Buying garden supplies can be pricey, especially once all of those shiny ceramic pots, miniature tools, and bags of potting mix start to add up. If high costs are holding you back from growing food at home, then look no further! We’ve got you covered with 7 places around town where you can find free (or very cheap) gardening materials. You can have the best of both worlds: a food producing garden and money in your pocket. Start by saving money setting up your garden now, and save off your grocery bill later.
In addition, recycling material from other people or businesses is great for the environment, as materials get put to use again instead of being sent off to the landfill. It saves dwindling resources and helps to preserve existing ecosystems, all while allowing us to enhance our own personal outdoor (and indoor) spaces.
1. Your Neighbors’ House
If you’re brave enough to ask, your neighbors can be a great source of many useful garden materials from yard clippings to kitchen scraps. If they’re gardeners as well, they may have old pots, tools or extra garden soil they might be willing to part with. Got reluctant neighbors? See if they’re open to a trade, their old pots and yard scraps in exchange for a cut of your harvest.

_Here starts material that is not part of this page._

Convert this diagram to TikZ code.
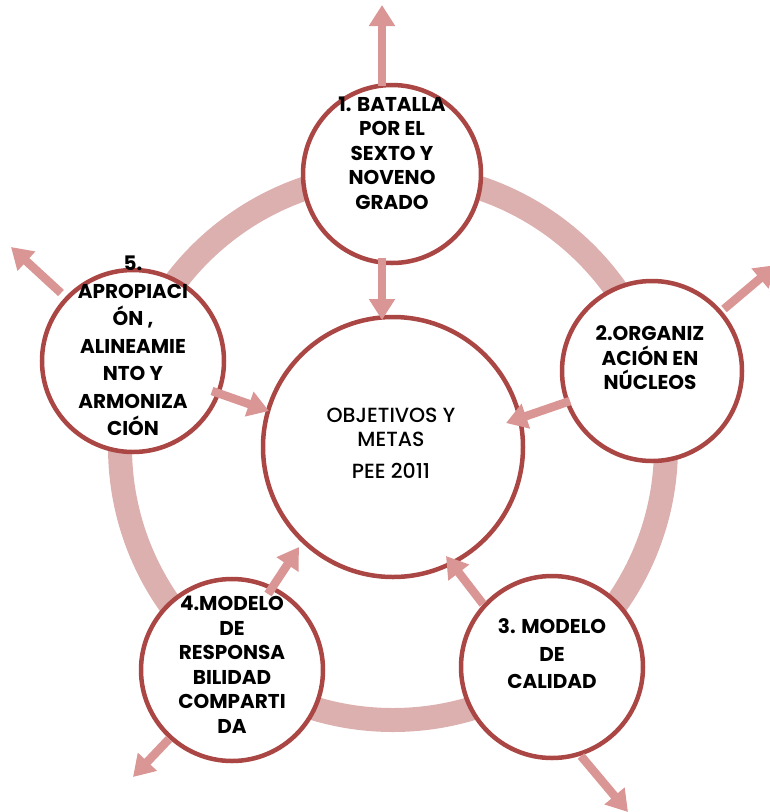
\documentclass[tikz,border=0pt]{standalone}
\usepackage{fontspec}
\setmainfont{Poppins}
\newfontfamily\medfont{Poppins Medium}
\usetikzlibrary{arrows.meta}
\definecolor{ringc}{HTML}{DDB0B0}
\definecolor{arrc}{HTML}{D99694}
\definecolor{edgec}{HTML}{AA4643}
\begin{document}
\begin{tikzpicture}[x=1pt,y=-1pt,
  bubble/.style={circle, draw=edgec, line width=4.5pt, fill=white, minimum size=#1, inner sep=0pt},
  lbl/.style={align=center, font=\fontsize{20}{24.5}\selectfont\bfseries, text=black, inner sep=0pt},
  lblw/.style={align=center, font=\fontsize{20}{27.5}\selectfont\bfseries, text=black, inner sep=0pt},
  arr/.style={draw=arrc, line width=8.5pt, -{Triangle[length=21pt,width=25pt]}}
]
\useasboundingbox (0,0) rectangle (770,812);
\coordinate (o) at (393,447);
\draw[ringc, line width=24pt] (o) circle[radius=273pt];

% outer circles
\node[bubble=178pt] (c1) at (392,174) {};
\node[bubble=180pt] (c2) at (652,371) {};
\node[bubble=182pt] (c3) at (552,667) {};
\node[bubble=182pt] (c4) at (232,670) {};
\node[bubble=182pt] (c5) at (133,361) {};
\node[bubble=260pt] (cc) at (393,447) {};

% arrow end points
\coordinate (a1s) at (382,86);   \coordinate (a1e) at (382,5);
\coordinate (b1s) at (382,258);  \coordinate (b1e) at (382,320);
\coordinate (a2s) at (724,309);  \coordinate (a2e) at (776,265);
\coordinate (b2s) at (570,401);  \coordinate (b2e) at (506,423);
\coordinate (a3s) at (581,756);  \coordinate (a3e) at (628,812);
\coordinate (b3s) at (483,604);  \coordinate (b3e) at (446,556);
\coordinate (a4s) at (169,739);  \coordinate (a4e) at (133,777);
\coordinate (b4s) at (268,594);  \coordinate (b4e) at (299,547);
\coordinate (a5s) at (61,293);   \coordinate (a5e) at (11,247);
\coordinate (b5s) at (212,391);  \coordinate (b5e) at (269,411);

\foreach \k in {1,...,5}{
  \draw[arr] (a\k s) -- (a\k e);
  \draw[arr] (b\k s) -- (b\k e);
}

% labels
\node[lbl] (t1) at (392,153) {1. BATALLA\\POR EL\\SEXTO Y\\NOVENO\\GRADO};
\node[lbl] (t2) at (650,358) {2.ORGANIZ\\ACIÓN EN\\NÚCLEOS};
\node[lblw] (t3) at (552,654) {3. MODELO\\DE\\CALIDAD};
\node[lbl] (t4) at (232,665) {4.MODELO\\DE\\RESPONSA\\BILIDAD\\COMPARTI\\DA};
\node[lblw] (t5) at (133,346) {5.\\APROPIACI\\ÓN ,\\ALINEAMIE\\NTO Y\\ARMONIZA\\CIÓN};
\node[align=center, font=\fontsize{20.5}{24}\medfont, text=black, inner sep=0pt] (tc) at (391,443)
  {OBJETIVOS Y\\METAS\\[8pt]PEE 2011};
\end{tikzpicture}
\end{document}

Don’t have your own yard or patio for a garden? Make nice with the neighbors and they may be willing to donate a piece of their yard in exchange for a portion of what you produce, or a promise to help out with yard maintenance. This is also a great way to build connections in your community.
2. Plant Nurseries + Garden Centers
Though it might seem like a strange place to look for free stuff since their whole purpose is to sell you garden supplies, nurseries and garden centers shouldn’t be left off your list. Like all businesses, nurseries and garden centers produce their own waste, which you can reuse and benefit from.
They often they get rid of used pots of which many are still completely functional, albeit a little worn. Plants in need of a little TLC that aren’t up to standard to be sold can be claimed by you, and if you’re willing to nurse them back to health, may find yourself with a recovered and productive plant in the future. As before, you can ask if they have anything they’re looking to get rid of, or alternatively, check around the nearby dumpsters for what’s been thrown away.
3. Coffee Shops and Cafes
If you’re in need of compost, your nearest coffee shop is the next stop! Local coffee houses, restaurants and eateries are a great source of all types of soil feeding substances, such as food scraps and spent coffee grounds. In addition, places like these normally have plenty of useful objects to get rid of as new shipments come in, such as large crates, cans, and containers that can be used as planters. Since most of these containers are food-grade quality, you don’t have to worry about harmful chemicals leaching into the soil.
Normally you just have to ask, and most small business owners will be more than happy to have you take away their “waste” for a good cause.
4. Carpentry Shops
Wood scraps, chips, and shavings all have fantastic uses in the garden, and you can all find them here. Chips and shavings can be used as very effective garden mulches, which reduce weed growth and slow the rate of water evaporation from the soil. Wood scraps, if you can get them in the right sizes and types of wood, can be used to building anything and everything from planter boxes, vertical gardening systems, raised beds and borders. Again, ask and your wishes will be granted.
5. Construction Sites
Constructions sites produce a lot of waste, some of which can be useful in the garden. You can scavenge for used pieces of lumber, screening, tarps, gravel, bits of pipe, plywood, gravel, and if you’re lucky some old barrels with which to use as rain barrels (make sure they didn’t contain harmful substances first).
All of these goodies can be used towards those garden construction plans you’ve been saving for a rainy day, like building a greenhouse, hoop houses, grow boxes, and gardening bench. All it takes is a little imagination! After all, one man’s trash is a gardener’s treasure!
6. Seed Exchanges
Get in touch with your local garden clubs, groups, and societies to find out when and where they hold their annual seed exchange. This normally happens sometime in the spring, so be sure to mark it on your calendar. At seed exchanges, you can bring your own seeds in order to trade with other gardeners so that everyone gets something new to try and share what has performed well for them.
If you don’t have seeds to share, that’s okay too. Most seed exchanges give seeds away as well, or allow you to buy small packets for a few cents. Attending these gatherings is a great way to find out what’s popular locally, and what grows well in your local environment.
7. Your Kitchen
While we’ve been roaming the town looking for free garden stuff, we haven’t yet looked closest to home. Though things in your own kitchen might not be considered “free” since you’ve likely already paid for it, you can make use of things destined for the trash.
Most pantries will provide you with enough fruit and vegetable scraps to keep your garden fed long after it’s finished feeding you and your family. Some kitchen scraps can also be regrown (such as lettuce and celery), and seeds can be collected as well, saving you money in all sorts of places.
Though it takes a lot more hard work to round up free supplies than it takes to go to the store and buy them, it can really be worth it in the end. With an abundance of compost, plants, and landscaping materials sitting in your yard, all for next to nothing, it’s hard not to feel accomplished. Your reuse of supplies helps turn wasteful processes into a productive and edible landscape that provides for you and your family, with nothing more than a few hours of work every week.